おなじく『要訳紅楼夢 中国の源氏物語を読む』の「おわりに」からの引用である。
『紅楼夢』ほど中国人のアイデンティティをみごとに小説化した古典はない。みごとに中国人の世界観が作品を貫いている。成立から二世紀半、古典とは言っても、現代人にも問題なく理解できる中国語によって書かれている。若い世代にも『紅楼夢』ファン(中国語で「紅迷」という)がおり、北京や上海の郊外には『紅楼夢』のテーマパーク「大観園」がある。賈宝玉や、才女・林黛玉、薛宝釵が誘う世界に、今も老若男女問わず惹きつけられている。
牡丹は中国を代表する花で、家庭の幸福や繁栄を祈る縁起のよい花とされている。毎年四月下旬には、燕趙園では「ぼたん祭り」が開催されている。花は咲く時期が限られているので合わせることは難しい。今回は「燕趙園」で、蓮花も牡丹も見ることができなかった。
インターネット上には、咲き誇る牡丹の写真が見られる。「湖岸遊歩道」や、「集粋館」を背景にした写真を見て、満開の牡丹を想像することにした。
龍鳳閣(りゅうほうかく)
少し早めに松崎駅に戻ることにした。1時間に1本しかないので乗り遅れたら大変だ。
今回は時間の関係でパスしたが、燕趙園の東側には多目的温泉保養施設「龍鳳閣」という水着で楽しむ温泉施設がある。

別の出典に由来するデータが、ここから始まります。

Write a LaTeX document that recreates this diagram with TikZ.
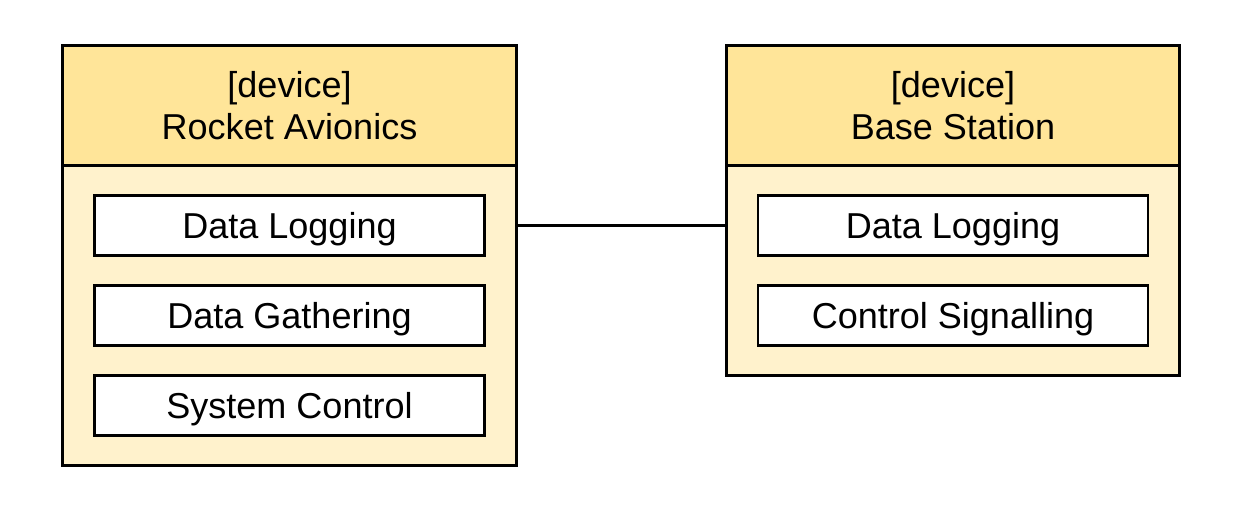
\documentclass[tikz,border=0pt]{standalone}
\usepackage{fontspec}
\setmainfont{Liberation Sans}
\usetikzlibrary{positioning,chains}
\definecolor{devhead}{HTML}{FFE599}
\definecolor{devbody}{HTML}{FFF2CC}
\tikzset{
  deploy schemes/.style = {
    line width    = 1.6pt,
    node distance = 6mm,
    % device box
    hd/.style = {draw, fill=devhead, minimum width=9.07cm,
      minimum height=2.4cm, inner sep=0pt, outer sep=0pt,
      align=center, font=\fontsize{20.5}{23.5}\selectfont},
    bd/.style = {draw, fill=devbody, minimum width=9.07cm,
      inner sep=0pt, outer sep=0pt},
    % component cell
    cn/.style = {draw, fill=white, minimum width=7.8cm,
      minimum height=1.2cm, inner sep=0pt, outer sep=0pt, on chain,
      text depth=-0.1cm, font=\fontsize{20.5}{24}\selectfont},
    connect line/.style = {line width=1.6pt},
  }
}
\begin{document}
\begin{tikzpicture}[deploy schemes]
\useasboundingbox (0,0) rectangle (24.72,10.48);

% Rocket avionics
\node[hd] (avhead) at (5.79,8.37) {[device]\\Rocket Avionics};
\node[bd, minimum height=6cm, below=0pt of avhead] (avbody) {};
\begin{scope}[start chain=avpart going below]
  \node[cn, below=6mm of avhead] (avpart-1) {Data Logging};
  \node[cn] (avpart-2) {Data Gathering};
  \node[cn] (avpart-3) {System Control};
\end{scope}

% Base station
\node[hd] (bshead) at (19.06,8.37) {[device]\\Base Station};
\node[bd, minimum height=4.2cm, below=0pt of bshead] (bsbody) {};
\begin{scope}[start chain=bspart going below]
  \node[cn, below=6mm of bshead] (bspart-1) {Data Logging};
  \node[cn] (bspart-2) {Control Signalling};
\end{scope}

\draw[connect line] (avbody.east |- avpart-1) -- (bsbody.west |- bspart-1);
\end{tikzpicture}
\end{document}
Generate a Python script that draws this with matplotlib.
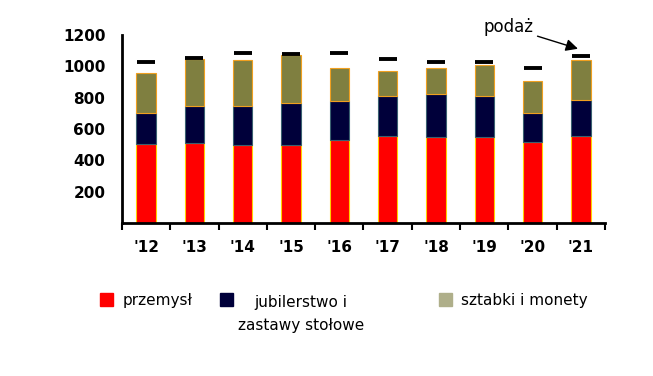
import matplotlib
matplotlib.use("Agg")
import matplotlib.pyplot as plt
from matplotlib.patches import Rectangle
import numpy as np

years = ["'12", "'13", "'14", "'15", "'16", "'17", "'18", "'19", "'20", "'21"]
przemysl = [505, 510, 495, 500, 530, 555, 550, 550, 518, 555]
jubilerstwo = [200, 235, 250, 265, 248, 258, 275, 262, 182, 230]
sztabki = [250, 300, 295, 305, 212, 160, 165, 195, 205, 255]
podaz = [1025, 1055, 1082, 1080, 1082, 1045, 1030, 1030, 988, 1068]

c_red, c_navy, c_olive, c_olive_leg = "#ff0000", "#00003a", "#7f7f40", "#afaf8a"

fig = plt.figure(figsize=(6.53, 3.76), dpi=100)
ax = fig.add_axes([0.1868, 0.407, 0.7397, 0.5])

x = np.arange(len(years))
w = 0.4
ax.bar(x, przemysl, w, color=c_red, edgecolor="#ffd000", linewidth=0.8)
ax.bar(x, jubilerstwo, w, bottom=przemysl, color=c_navy, edgecolor="#3a6070", linewidth=0.8)
bot2 = np.array(przemysl) + np.array(jubilerstwo)
ax.bar(x, sztabki, w, bottom=bot2, color=c_olive, edgecolor="#f0a020", linewidth=0.8)
ax.plot(x, podaz, ls="none", marker="_", ms=12.5, mew=2.8, color="black")

ax.set_xlim(-0.5, len(years) - 0.5)
ax.set_ylim(0, 1200)
ax.set_yticks([200, 400, 600, 800, 1000, 1200])
ax.set_xticks(x)
ax.set_xticklabels(years)
ax.set_xticks(np.arange(-0.5, len(years)), minor=True)
ax.tick_params(axis="x", which="major", length=0, pad=12)
ax.tick_params(axis="x", which="minor", length=5, width=1.5, direction="out")
ax.tick_params(axis="y", length=0, pad=12)
for lab in ax.get_xticklabels() + ax.get_yticklabels():
    lab.set_fontweight("bold")
    lab.set_fontsize(11)
for s in ("top", "right"):
    ax.spines[s].set_visible(False)
for s in ("left", "bottom"):
    ax.spines[s].set_linewidth(2)

ax.annotate("podaż", xy=(8.94, 1112), xytext=(7.5, 1250),
            xycoords="data", textcoords="data", fontsize=12,
            ha="center", va="center", annotation_clip=False,
            arrowprops=dict(arrowstyle="-|>", color="black", lw=1, mutation_scale=18,
                            shrinkA=1, shrinkB=0))

# legend
W, H = 653, 376
def sq(px, py, col):
    fig.patches.append(Rectangle((px / W, 1 - (py + 13) / H), 13 / W, 13 / H,
                                 transform=fig.transFigure, color=col))
sq(100, 293, c_red)
sq(220, 293, c_navy)
sq(439, 293, c_olive_leg)
fig.text(123 / W, 1 - 301 / H, "przemysł", fontsize=11, va="center")
fig.text(301 / W, 1 - 314 / H, "jubilerstwo i\nzastawy stołowe", fontsize=11,
         va="center", ha="center", multialignment="center", linespacing=1.6)
fig.text(461 / W, 1 - 301 / H, "sztabki i monety", fontsize=11, va="center")

fig.savefig("out.png", dpi=100)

「ゆアシス東郷」というキャッチネームが付けられているように、憩いの場(オアシス)的な温泉だ。特徴的なのは中国の漢白玉石を壁面や浴槽に使った「中国風呂」(水着なし、すなわち裸で入浴する)である。
リーフレットによれば、龍銀湯(男湯)は玄宗皇帝が好んだ風呂をモデルに、壁面に九頭の龍の彫刻が施されている。蓮花湯(女湯)は楊貴妃をイメージし、浴槽側面に蓮の彫刻が施されているようだ。